→ **Task objective**
Find the word "this" in the material below and gather every line that contains it.

╔══

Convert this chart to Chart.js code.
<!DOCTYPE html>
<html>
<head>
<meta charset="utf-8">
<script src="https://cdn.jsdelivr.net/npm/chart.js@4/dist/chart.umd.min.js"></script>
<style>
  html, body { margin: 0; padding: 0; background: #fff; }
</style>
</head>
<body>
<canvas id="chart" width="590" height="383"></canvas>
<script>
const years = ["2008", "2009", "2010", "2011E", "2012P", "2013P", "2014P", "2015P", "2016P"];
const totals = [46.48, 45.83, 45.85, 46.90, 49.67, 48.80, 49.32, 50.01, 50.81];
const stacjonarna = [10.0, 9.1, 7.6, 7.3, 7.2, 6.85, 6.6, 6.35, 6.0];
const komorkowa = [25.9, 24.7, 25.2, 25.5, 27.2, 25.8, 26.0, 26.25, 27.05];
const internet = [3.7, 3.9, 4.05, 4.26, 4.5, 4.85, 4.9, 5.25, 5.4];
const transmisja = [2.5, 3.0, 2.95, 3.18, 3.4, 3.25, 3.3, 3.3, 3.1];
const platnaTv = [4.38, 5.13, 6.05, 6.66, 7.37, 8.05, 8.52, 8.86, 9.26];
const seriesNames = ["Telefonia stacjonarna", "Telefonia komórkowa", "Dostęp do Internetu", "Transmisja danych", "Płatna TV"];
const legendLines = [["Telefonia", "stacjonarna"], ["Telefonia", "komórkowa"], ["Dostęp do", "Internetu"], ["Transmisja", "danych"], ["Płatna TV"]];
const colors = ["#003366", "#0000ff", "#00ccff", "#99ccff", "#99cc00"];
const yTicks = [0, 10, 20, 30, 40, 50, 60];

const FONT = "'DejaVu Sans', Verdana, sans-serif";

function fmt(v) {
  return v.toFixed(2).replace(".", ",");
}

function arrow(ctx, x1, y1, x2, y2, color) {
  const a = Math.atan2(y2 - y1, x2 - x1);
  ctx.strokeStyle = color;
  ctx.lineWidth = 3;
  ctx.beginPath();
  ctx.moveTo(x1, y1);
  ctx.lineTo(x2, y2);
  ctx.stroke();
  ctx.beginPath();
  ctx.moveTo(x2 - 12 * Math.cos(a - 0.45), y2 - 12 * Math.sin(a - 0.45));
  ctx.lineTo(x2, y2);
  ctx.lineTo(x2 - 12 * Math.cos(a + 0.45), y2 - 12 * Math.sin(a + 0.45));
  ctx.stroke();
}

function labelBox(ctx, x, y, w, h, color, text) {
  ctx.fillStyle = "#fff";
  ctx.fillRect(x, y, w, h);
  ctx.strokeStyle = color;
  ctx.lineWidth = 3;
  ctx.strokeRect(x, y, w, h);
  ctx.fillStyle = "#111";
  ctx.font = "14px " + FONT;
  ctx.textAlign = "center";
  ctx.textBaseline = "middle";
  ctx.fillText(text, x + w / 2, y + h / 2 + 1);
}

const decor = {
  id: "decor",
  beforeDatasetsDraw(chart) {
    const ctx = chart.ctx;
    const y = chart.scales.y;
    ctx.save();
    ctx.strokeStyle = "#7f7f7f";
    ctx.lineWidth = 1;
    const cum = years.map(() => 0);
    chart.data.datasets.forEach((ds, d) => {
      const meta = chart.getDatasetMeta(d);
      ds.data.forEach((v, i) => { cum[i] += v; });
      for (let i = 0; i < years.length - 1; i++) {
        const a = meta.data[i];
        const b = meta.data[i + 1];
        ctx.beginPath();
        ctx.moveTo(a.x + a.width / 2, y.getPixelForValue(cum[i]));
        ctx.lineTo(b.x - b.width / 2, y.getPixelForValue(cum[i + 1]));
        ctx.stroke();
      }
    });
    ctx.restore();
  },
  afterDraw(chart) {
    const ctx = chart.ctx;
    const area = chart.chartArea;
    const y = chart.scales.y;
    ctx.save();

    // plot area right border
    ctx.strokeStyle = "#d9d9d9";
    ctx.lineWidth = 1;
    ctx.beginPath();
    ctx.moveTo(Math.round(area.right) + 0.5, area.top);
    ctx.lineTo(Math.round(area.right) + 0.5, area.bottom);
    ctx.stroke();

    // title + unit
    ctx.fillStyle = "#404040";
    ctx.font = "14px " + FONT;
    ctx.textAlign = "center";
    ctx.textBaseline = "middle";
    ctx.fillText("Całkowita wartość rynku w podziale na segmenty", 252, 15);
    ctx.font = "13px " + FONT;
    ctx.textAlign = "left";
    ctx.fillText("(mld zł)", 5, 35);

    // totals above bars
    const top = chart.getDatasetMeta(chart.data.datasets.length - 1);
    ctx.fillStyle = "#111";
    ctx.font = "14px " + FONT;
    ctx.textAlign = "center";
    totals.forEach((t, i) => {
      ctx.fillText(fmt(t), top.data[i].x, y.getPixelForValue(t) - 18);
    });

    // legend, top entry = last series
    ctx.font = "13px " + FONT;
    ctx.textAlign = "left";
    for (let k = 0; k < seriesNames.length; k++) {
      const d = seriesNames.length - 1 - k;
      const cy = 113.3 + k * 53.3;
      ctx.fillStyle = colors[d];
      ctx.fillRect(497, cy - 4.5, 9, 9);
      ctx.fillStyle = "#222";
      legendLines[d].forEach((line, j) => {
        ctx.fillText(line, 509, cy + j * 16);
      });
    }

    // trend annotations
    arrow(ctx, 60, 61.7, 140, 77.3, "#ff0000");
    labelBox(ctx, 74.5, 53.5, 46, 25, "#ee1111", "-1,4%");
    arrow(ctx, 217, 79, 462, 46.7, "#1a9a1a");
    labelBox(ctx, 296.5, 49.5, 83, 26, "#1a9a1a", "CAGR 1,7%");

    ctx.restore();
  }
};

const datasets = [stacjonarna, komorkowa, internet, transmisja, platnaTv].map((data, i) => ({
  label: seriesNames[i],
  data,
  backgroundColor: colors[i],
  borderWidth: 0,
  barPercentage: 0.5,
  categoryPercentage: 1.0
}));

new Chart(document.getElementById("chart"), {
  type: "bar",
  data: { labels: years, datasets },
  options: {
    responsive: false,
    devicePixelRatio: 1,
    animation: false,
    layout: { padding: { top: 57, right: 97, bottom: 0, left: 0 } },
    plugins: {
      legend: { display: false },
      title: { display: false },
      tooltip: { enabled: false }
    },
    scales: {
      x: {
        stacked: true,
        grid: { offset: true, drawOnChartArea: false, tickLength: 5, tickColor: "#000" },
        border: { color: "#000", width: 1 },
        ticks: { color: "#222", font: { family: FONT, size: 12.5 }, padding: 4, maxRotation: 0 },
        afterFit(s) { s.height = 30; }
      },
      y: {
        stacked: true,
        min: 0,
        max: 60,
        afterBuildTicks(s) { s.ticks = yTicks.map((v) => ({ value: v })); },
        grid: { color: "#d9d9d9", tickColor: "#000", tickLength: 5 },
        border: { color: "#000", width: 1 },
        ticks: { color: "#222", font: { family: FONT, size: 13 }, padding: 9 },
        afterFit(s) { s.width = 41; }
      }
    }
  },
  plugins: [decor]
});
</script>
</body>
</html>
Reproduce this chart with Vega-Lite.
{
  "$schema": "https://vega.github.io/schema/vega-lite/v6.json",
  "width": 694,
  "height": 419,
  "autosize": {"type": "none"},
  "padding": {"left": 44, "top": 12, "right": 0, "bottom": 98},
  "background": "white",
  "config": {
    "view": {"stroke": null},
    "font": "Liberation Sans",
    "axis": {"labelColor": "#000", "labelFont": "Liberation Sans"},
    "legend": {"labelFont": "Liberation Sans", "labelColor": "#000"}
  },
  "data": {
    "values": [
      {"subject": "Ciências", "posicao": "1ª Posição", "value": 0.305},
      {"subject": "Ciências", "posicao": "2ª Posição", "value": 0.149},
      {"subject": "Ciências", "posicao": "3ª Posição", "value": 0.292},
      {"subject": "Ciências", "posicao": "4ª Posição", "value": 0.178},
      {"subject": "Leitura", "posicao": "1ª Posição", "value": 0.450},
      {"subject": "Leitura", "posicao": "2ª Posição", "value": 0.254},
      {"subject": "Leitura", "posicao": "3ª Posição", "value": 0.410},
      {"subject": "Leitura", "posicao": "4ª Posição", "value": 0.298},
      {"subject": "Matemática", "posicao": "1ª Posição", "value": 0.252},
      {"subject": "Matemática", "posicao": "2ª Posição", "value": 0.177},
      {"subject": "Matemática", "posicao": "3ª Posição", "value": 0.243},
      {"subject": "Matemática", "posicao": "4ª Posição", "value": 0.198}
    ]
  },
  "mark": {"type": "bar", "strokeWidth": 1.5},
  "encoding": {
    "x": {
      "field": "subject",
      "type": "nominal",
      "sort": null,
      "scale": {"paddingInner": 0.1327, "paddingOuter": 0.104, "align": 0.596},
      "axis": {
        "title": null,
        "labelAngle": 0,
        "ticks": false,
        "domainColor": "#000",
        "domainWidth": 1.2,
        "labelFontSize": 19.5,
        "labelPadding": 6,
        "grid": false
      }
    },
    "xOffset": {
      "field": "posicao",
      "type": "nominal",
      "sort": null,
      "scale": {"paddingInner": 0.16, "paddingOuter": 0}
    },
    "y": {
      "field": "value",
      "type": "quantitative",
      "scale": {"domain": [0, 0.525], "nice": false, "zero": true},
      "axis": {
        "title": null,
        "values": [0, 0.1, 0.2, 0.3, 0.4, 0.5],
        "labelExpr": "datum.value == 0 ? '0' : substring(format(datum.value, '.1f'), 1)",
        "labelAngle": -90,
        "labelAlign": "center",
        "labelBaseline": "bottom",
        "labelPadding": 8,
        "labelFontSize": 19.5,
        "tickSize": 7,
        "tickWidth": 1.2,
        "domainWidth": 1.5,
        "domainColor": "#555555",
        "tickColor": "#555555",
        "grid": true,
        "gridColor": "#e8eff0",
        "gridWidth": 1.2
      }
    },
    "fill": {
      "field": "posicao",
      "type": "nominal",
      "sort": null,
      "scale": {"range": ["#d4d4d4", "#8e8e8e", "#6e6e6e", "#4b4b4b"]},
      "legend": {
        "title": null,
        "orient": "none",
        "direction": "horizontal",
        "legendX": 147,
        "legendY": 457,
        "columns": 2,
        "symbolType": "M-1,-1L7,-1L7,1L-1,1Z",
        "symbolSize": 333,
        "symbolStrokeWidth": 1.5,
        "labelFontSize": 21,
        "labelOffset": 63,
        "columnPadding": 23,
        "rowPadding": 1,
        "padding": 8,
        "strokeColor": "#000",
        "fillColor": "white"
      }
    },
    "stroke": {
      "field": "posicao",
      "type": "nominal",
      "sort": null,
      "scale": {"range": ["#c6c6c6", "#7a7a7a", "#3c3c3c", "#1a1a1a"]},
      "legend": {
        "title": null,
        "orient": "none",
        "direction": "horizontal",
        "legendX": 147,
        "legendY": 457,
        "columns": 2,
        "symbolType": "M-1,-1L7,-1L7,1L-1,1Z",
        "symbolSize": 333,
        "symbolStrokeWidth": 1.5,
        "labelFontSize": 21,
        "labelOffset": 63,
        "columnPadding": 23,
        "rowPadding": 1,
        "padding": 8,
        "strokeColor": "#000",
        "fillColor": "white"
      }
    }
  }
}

╚══

→ **Exercise result**
Convert this chart to Chart.js code.
Reproduce this chart with Vega-Lite.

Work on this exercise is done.